** begin **

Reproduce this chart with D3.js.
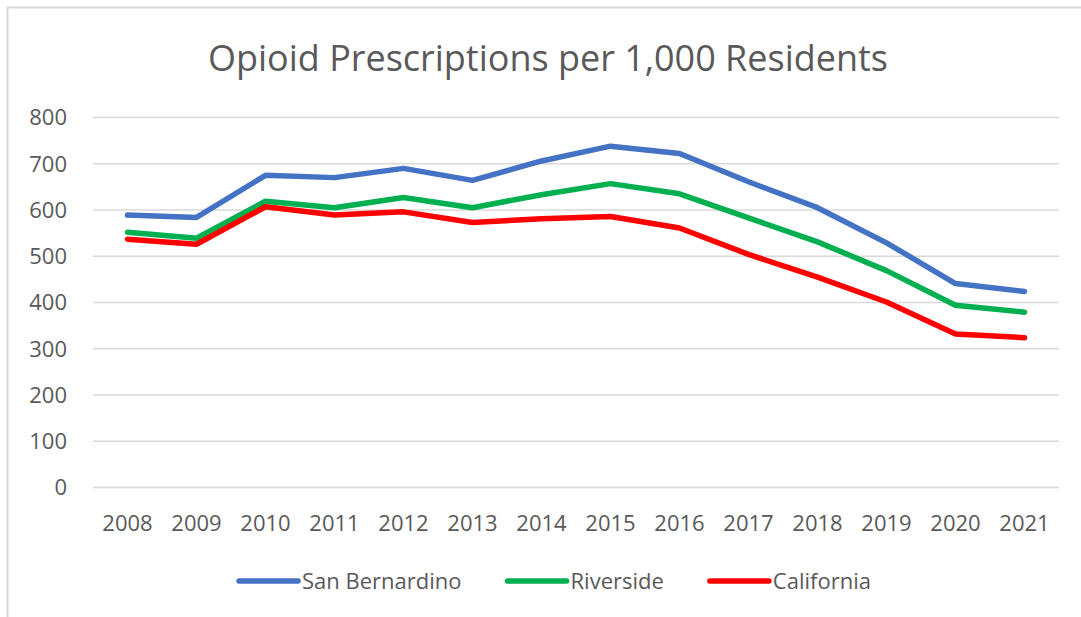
<html>
  <head>
    <script src="https://cdnjs.cloudflare.com/ajax/libs/d3/7.8.5/d3.min.js"></script>
    <style>
      body { margin: 0; background: #fff; }
      text { font-family: "Open Sans", sans-serif; fill: #595959; }
    </style>
  </head>
  <body>
    <svg id="chart" width="1081" height="617"></svg>
    <script>
      // chart data
      var years = ["2008", "2009", "2010", "2011", "2012", "2013", "2014",
                   "2015", "2016", "2017", "2018", "2019", "2020", "2021"];
      var sanBernardino = [589, 584, 675, 670, 690, 664, 706, 738, 722, 661, 605, 529, 441, 424];
      var riverside     = [552, 539, 619, 605, 627, 605, 633, 657, 635, 583, 531, 469, 394, 379];
      var california    = [537, 526, 607, 589, 596, 573, 581, 586, 561, 504, 455, 401, 332, 324];
      var yTicks = [0, 100, 200, 300, 400, 500, 600, 700, 800];

      var seriesNames = ["San Bernardino", "Riverside", "California"];
      var seriesColors = ["#4472C4", "#00B050", "#FF0000"];
      var series = [sanBernardino, riverside, california];

      var svg = d3.select("#chart");

      // outer chart frame
      svg.append("rect")
        .attr("x", 7.5).attr("y", 7.5)
        .attr("width", 1200).attr("height", 800)
        .attr("fill", "#fff")
        .attr("stroke", "#d9d9d9")
        .attr("stroke-width", 2);

      var title = svg.append("text")
        .attr("x", 548).attr("y", 71)
        .attr("text-anchor", "middle")
        .style("font-size", "34px")
        .text("Opioid Prescriptions per 1,000 Residents");
      // fit title width to reference
      var tw = title.node().getComputedTextLength();
      title.style("font-size", (34 * 680 / tw) + "px");

      var x = d3.scalePoint()
        .domain(years)
        .range([93, 1059])
        .padding(0.5);

      var y = d3.scaleLinear()
        .domain([0, 800])
        .range([487.5, 117.5]);

      // gridlines
      svg.append("g")
        .selectAll("line")
        .data(yTicks)
        .enter()
        .append("line")
        .attr("x1", 93).attr("x2", 1059)
        .attr("y1", d => y(d)).attr("y2", d => y(d))
        .attr("stroke", "#d9d9d9")
        .attr("stroke-width", 1.5);

      // y labels
      svg.append("g")
        .selectAll("text")
        .data(yTicks)
        .enter()
        .append("text")
        .attr("x", 67)
        .attr("y", d => y(d))
        .attr("dy", "0.36em")
        .attr("text-anchor", "end")
        .style("font-size", "22px")
        .text(d => d);

      // x labels
      svg.append("g")
        .selectAll("text")
        .data(years)
        .enter()
        .append("text")
        .attr("x", d => x(d))
        .attr("y", 531)
        .attr("text-anchor", "middle")
        .style("font-size", "22px")
        .text(d => d);

      var line = d3.line()
        .x((d, i) => x(years[i]))
        .y(d => y(d));

      svg.append("g")
        .selectAll("path")
        .data(series)
        .enter()
        .append("path")
        .attr("d", line)
        .attr("fill", "none")
        .attr("stroke", (d, i) => seriesColors[i])
        .attr("stroke-width", 5.5)
        .attr("stroke-linejoin", "round")
        .attr("stroke-linecap", "round");

      // legend
      var legend = svg.append("g");
      var lx = 0;
      var gap = 44;
      seriesNames.forEach(function(name, i) {
        var item = legend.append("g").attr("transform", "translate(" + lx + ",0)");
        item.append("line")
          .attr("x1", 2).attr("x2", 61)
          .attr("y1", 0).attr("y2", 0)
          .attr("stroke", seriesColors[i])
          .attr("stroke-width", 5.5)
          .attr("stroke-linecap", "round");
        var t = item.append("text")
          .attr("x", 65).attr("y", 0)
          .attr("dy", "0.36em")
          .style("font-size", "22px")
          .text(name);
        lx += 65 + t.node().getComputedTextLength() + gap;
      });
      var lw = lx - gap;
      legend.attr("transform", "translate(" + (554 - lw / 2) + ",581)");
    </script>
  </body>
</html>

** end **

• _Objective_: Return to the listing above and set it down exactly, leaving out its pictures.

• _Solved problem_:
Reproduce this chart with D3.js.
<html>
  <head>
    <script src="https://cdnjs.cloudflare.com/ajax/libs/d3/7.8.5/d3.min.js"></script>
    <style>
      body { margin: 0; background: #fff; }
      text { font-family: "Open Sans", sans-serif; fill: #595959; }
    </style>
  </head>
  <body>
    <svg id="chart" width="1081" height="617"></svg>
    <script>
      // chart data
      var years = ["2008", "2009", "2010", "2011", "2012", "2013", "2014",
                   "2015", "2016", "2017", "2018", "2019", "2020", "2021"];
      var sanBernardino = [589, 584, 675, 670, 690, 664, 706, 738, 722, 661, 605, 529, 441, 424];
      var riverside     = [552, 539, 619, 605, 627, 605, 633, 657, 635, 583, 531, 469, 394, 379];
      var california    = [537, 526, 607, 589, 596, 573, 581, 586, 561, 504, 455, 401, 332, 324];
      var yTicks = [0, 100, 200, 300, 400, 500, 600, 700, 800];

      var seriesNames = ["San Bernardino", "Riverside", "California"];
      var seriesColors = ["#4472C4", "#00B050", "#FF0000"];
      var series = [sanBernardino, riverside, california];

      var svg = d3.select("#chart");

      // outer chart frame
      svg.append("rect")
        .attr("x", 7.5).attr("y", 7.5)
        .attr("width", 1200).attr("height", 800)
        .attr("fill", "#fff")
        .attr("stroke", "#d9d9d9")
        .attr("stroke-width", 2);

      var title = svg.append("text")
        .attr("x", 548).attr("y", 71)
        .attr("text-anchor", "middle")
        .style("font-size", "34px")
        .text("Opioid Prescriptions per 1,000 Residents");
      // fit title width to reference
      var tw = title.node().getComputedTextLength();
      title.style("font-size", (34 * 680 / tw) + "px");

      var x = d3.scalePoint()
        .domain(years)
        .range([93, 1059])
        .padding(0.5);

      var y = d3.scaleLinear()
        .domain([0, 800])
        .range([487.5, 117.5]);

      // gridlines
      svg.append("g")
        .selectAll("line")
        .data(yTicks)
        .enter()
        .append("line")
        .attr("x1", 93).attr("x2", 1059)
        .attr("y1", d => y(d)).attr("y2", d => y(d))
        .attr("stroke", "#d9d9d9")
        .attr("stroke-width", 1.5);

      // y labels
      svg.append("g")
        .selectAll("text")
        .data(yTicks)
        .enter()
        .append("text")
        .attr("x", 67)
        .attr("y", d => y(d))
        .attr("dy", "0.36em")
        .attr("text-anchor", "end")
        .style("font-size", "22px")
        .text(d => d);

      // x labels
      svg.append("g")
        .selectAll("text")
        .data(years)
        .enter()
        .append("text")
        .attr("x", d => x(d))
        .attr("y", 531)
        .attr("text-anchor", "middle")
        .style("font-size", "22px")
        .text(d => d);

      var line = d3.line()
        .x((d, i) => x(years[i]))
        .y(d => y(d));

      svg.append("g")
        .selectAll("path")
        .data(series)
        .enter()
        .append("path")
        .attr("d", line)
        .attr("fill", "none")
        .attr("stroke", (d, i) => seriesColors[i])
        .attr("stroke-width", 5.5)
        .attr("stroke-linejoin", "round")
        .attr("stroke-linecap", "round");

      // legend
      var legend = svg.append("g");
      var lx = 0;
      var gap = 44;
      seriesNames.forEach(function(name, i) {
        var item = legend.append("g").attr("transform", "translate(" + lx + ",0)");
        item.append("line")
          .attr("x1", 2).attr("x2", 61)
          .attr("y1", 0).attr("y2", 0)
          .attr("stroke", seriesColors[i])
          .attr("stroke-width", 5.5)
          .attr("stroke-linecap", "round");
        var t = item.append("text")
          .attr("x", 65).attr("y", 0)
          .attr("dy", "0.36em")
          .style("font-size", "22px")
          .text(name);
        lx += 65 + t.node().getComputedTextLength() + gap;
      });
      var lw = lx - gap;
      legend.attr("transform", "translate(" + (554 - lw / 2) + ",581)");
    </script>
  </body>
</html>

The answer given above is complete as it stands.